--- Begin DATA FOR THE TASK ---

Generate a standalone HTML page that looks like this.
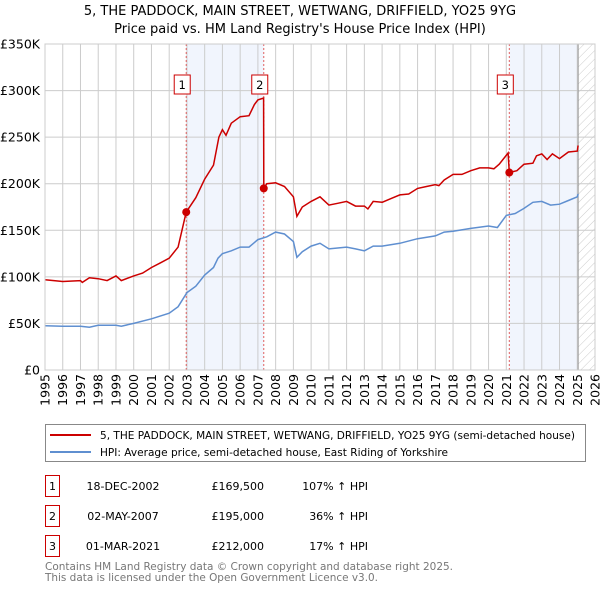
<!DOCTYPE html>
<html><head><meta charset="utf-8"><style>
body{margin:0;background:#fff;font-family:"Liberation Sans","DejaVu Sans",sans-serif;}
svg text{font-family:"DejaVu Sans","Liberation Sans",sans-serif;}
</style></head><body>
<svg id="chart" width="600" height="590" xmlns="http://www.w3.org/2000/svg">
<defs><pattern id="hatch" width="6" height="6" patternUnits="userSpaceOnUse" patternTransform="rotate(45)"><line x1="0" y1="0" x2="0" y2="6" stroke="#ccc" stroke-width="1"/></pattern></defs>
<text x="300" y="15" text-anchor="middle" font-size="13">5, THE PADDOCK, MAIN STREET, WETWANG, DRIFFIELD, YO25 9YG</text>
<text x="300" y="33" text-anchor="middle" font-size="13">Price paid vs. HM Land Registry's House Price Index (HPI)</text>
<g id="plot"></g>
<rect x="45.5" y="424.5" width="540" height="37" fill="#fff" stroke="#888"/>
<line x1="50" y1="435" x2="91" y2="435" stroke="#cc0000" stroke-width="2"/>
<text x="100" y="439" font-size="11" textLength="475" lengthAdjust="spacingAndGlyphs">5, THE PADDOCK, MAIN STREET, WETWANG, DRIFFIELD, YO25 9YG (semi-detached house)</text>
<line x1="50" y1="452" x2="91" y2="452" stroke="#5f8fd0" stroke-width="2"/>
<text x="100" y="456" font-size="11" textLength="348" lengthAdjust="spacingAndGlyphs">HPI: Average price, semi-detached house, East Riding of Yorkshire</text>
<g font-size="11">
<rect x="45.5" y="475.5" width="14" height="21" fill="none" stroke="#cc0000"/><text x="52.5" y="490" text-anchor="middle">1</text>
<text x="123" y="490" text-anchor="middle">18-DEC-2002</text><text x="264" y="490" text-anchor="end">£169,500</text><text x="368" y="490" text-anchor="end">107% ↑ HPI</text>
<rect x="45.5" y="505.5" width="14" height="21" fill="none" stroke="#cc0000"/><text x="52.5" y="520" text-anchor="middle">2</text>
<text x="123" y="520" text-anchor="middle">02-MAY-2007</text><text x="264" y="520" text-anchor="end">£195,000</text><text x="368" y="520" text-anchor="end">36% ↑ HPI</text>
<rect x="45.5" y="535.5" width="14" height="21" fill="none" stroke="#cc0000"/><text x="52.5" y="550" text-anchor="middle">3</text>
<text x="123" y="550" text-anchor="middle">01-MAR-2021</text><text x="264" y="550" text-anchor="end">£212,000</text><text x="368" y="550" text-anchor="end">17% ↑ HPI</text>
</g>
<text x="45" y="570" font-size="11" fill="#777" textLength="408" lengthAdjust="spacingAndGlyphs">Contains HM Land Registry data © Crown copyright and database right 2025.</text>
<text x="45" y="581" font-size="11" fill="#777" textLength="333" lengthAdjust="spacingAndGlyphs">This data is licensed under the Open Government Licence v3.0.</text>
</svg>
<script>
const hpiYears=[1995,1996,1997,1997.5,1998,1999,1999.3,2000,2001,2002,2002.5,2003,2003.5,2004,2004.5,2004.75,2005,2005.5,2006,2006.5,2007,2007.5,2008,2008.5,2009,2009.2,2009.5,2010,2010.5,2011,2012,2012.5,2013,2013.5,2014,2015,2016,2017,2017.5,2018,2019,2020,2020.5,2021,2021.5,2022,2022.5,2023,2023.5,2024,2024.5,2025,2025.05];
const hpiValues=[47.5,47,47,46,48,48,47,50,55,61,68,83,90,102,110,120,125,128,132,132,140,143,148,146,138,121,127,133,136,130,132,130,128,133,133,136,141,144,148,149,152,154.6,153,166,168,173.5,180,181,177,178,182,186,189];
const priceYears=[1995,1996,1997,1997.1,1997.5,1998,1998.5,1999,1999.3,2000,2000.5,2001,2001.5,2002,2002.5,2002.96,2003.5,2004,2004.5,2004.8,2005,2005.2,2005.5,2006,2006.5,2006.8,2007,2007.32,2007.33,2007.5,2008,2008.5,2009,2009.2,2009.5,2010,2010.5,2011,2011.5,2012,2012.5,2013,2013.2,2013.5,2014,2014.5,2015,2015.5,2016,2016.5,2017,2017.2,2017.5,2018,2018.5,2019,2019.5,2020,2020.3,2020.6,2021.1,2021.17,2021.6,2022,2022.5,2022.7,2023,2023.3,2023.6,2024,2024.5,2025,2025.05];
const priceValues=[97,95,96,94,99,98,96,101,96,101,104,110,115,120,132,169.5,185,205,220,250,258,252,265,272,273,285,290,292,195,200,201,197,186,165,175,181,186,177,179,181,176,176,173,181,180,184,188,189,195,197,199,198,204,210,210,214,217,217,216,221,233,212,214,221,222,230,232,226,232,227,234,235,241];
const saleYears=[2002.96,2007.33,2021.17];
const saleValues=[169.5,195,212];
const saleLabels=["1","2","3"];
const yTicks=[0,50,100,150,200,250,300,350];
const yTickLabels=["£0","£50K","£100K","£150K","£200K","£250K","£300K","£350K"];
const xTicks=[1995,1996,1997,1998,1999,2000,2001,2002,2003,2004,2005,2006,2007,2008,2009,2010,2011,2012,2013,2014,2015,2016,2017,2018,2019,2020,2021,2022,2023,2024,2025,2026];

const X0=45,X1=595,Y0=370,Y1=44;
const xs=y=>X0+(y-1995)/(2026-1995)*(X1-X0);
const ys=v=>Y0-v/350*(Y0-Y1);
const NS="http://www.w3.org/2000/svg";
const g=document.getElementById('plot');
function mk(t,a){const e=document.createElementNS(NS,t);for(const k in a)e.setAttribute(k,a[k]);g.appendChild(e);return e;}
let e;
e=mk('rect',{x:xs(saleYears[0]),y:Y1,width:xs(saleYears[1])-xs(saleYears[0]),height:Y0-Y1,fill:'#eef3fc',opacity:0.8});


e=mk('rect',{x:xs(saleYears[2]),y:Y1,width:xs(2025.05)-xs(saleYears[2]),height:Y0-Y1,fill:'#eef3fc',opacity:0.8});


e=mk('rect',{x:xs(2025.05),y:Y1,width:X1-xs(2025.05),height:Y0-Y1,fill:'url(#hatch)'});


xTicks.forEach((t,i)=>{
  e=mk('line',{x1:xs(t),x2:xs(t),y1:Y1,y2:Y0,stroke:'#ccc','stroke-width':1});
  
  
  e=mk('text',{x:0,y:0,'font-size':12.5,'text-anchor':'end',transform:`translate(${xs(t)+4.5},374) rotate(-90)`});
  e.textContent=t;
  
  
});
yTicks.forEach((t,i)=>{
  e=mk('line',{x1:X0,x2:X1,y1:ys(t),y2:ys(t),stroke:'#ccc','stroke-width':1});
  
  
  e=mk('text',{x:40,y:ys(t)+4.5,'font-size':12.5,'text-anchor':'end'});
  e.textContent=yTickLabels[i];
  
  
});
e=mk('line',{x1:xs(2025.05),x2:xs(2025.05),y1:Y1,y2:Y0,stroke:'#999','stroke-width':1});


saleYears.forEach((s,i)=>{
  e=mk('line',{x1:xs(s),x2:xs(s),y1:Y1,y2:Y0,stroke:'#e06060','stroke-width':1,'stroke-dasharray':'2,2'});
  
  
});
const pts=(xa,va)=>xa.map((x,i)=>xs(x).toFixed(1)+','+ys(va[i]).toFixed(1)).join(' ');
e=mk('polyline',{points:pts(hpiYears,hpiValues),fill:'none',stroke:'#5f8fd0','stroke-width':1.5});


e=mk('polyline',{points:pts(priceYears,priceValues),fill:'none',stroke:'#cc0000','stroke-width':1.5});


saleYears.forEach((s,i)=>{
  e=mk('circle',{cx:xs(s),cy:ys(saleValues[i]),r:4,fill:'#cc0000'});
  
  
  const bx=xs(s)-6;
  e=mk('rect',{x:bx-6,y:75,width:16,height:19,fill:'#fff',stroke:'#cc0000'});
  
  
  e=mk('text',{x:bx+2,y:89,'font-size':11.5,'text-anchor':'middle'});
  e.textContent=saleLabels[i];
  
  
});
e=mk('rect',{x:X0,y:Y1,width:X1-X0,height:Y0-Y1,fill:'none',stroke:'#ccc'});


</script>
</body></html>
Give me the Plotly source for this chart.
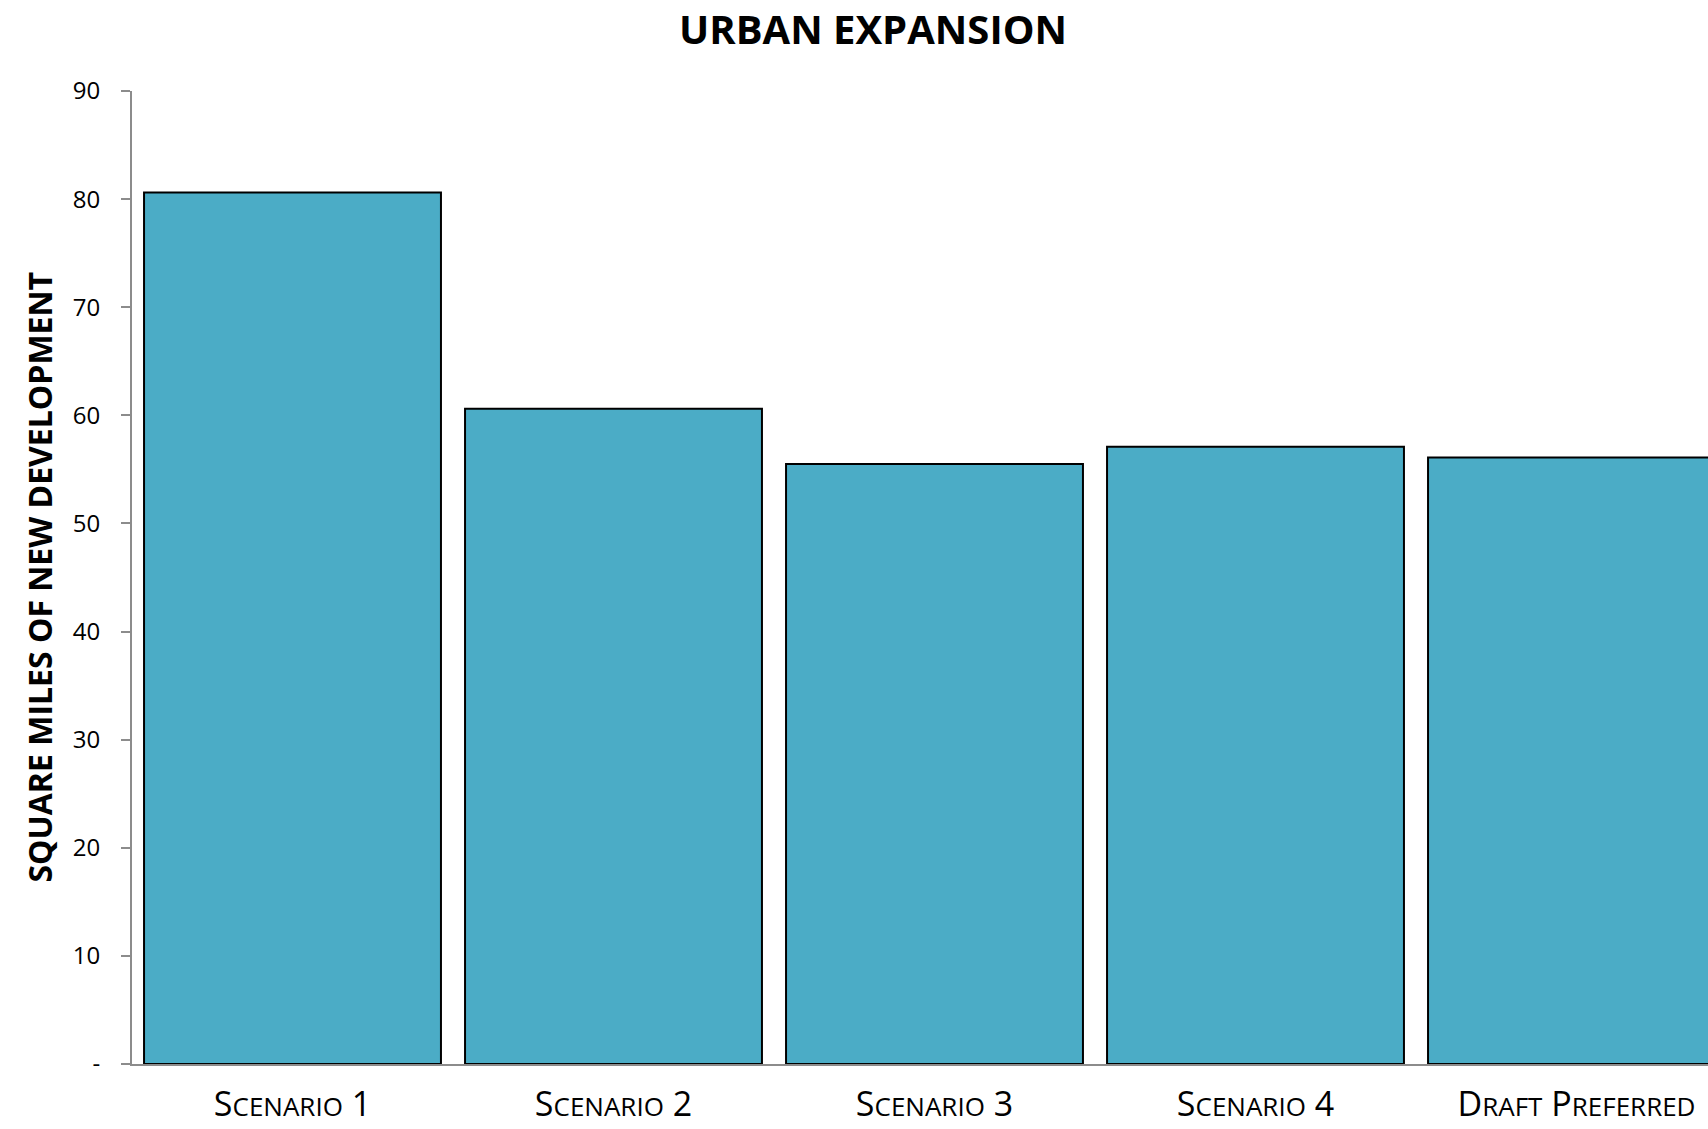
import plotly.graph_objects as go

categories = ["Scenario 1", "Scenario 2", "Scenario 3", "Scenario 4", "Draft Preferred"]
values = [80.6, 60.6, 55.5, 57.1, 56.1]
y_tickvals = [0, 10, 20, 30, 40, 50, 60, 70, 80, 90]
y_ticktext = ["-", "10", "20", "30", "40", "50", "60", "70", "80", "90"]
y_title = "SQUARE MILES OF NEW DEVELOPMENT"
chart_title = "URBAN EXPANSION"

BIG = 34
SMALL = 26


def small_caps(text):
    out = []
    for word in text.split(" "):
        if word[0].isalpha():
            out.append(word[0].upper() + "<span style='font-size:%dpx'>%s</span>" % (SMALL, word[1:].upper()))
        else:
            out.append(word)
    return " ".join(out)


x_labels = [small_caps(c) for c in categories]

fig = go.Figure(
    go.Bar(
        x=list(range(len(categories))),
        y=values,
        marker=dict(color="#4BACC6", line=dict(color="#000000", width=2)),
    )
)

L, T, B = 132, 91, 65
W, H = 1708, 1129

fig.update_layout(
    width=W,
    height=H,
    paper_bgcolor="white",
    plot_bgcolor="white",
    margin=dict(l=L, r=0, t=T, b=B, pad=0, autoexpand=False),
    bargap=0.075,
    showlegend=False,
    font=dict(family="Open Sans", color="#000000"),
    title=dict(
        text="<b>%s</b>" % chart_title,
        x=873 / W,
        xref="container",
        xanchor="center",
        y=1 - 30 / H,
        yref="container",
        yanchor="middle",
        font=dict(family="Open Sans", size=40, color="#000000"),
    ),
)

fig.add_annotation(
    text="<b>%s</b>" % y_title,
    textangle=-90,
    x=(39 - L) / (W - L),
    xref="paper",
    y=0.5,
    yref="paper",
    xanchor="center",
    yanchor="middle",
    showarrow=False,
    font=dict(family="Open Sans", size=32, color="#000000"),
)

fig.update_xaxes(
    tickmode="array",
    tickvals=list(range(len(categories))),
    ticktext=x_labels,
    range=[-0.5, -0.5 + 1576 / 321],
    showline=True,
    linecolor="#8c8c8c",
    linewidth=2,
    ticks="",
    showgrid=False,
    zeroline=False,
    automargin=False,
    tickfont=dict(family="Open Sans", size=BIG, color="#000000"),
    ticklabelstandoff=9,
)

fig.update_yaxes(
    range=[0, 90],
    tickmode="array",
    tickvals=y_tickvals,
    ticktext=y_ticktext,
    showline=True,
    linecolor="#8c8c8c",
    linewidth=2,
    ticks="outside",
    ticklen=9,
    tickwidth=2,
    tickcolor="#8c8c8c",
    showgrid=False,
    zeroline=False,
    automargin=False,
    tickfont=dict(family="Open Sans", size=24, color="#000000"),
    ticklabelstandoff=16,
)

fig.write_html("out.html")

--- End DATA FOR THE TASK ---

--- INSTRUCTIONS TO FOLLOW ---
Omit all pictures, then copy the lines between the ones holding "Give me the Plotly source for this chart." and "W, H = 1708, 1129", inclusive.

--- OUTPUT FOR THIS TASK ---
Give me the Plotly source for this chart.
import plotly.graph_objects as go

categories = ["Scenario 1", "Scenario 2", "Scenario 3", "Scenario 4", "Draft Preferred"]
values = [80.6, 60.6, 55.5, 57.1, 56.1]
y_tickvals = [0, 10, 20, 30, 40, 50, 60, 70, 80, 90]
y_ticktext = ["-", "10", "20", "30", "40", "50", "60", "70", "80", "90"]
y_title = "SQUARE MILES OF NEW DEVELOPMENT"
chart_title = "URBAN EXPANSION"

BIG = 34
SMALL = 26


def small_caps(text):
    out = []
    for word in text.split(" "):
        if word[0].isalpha():
            out.append(word[0].upper() + "<span style='font-size:%dpx'>%s</span>" % (SMALL, word[1:].upper()))
        else:
            out.append(word)
    return " ".join(out)


x_labels = [small_caps(c) for c in categories]

fig = go.Figure(
    go.Bar(
        x=list(range(len(categories))),
        y=values,
        marker=dict(color="#4BACC6", line=dict(color="#000000", width=2)),
    )
)

L, T, B = 132, 91, 65
W, H = 1708, 1129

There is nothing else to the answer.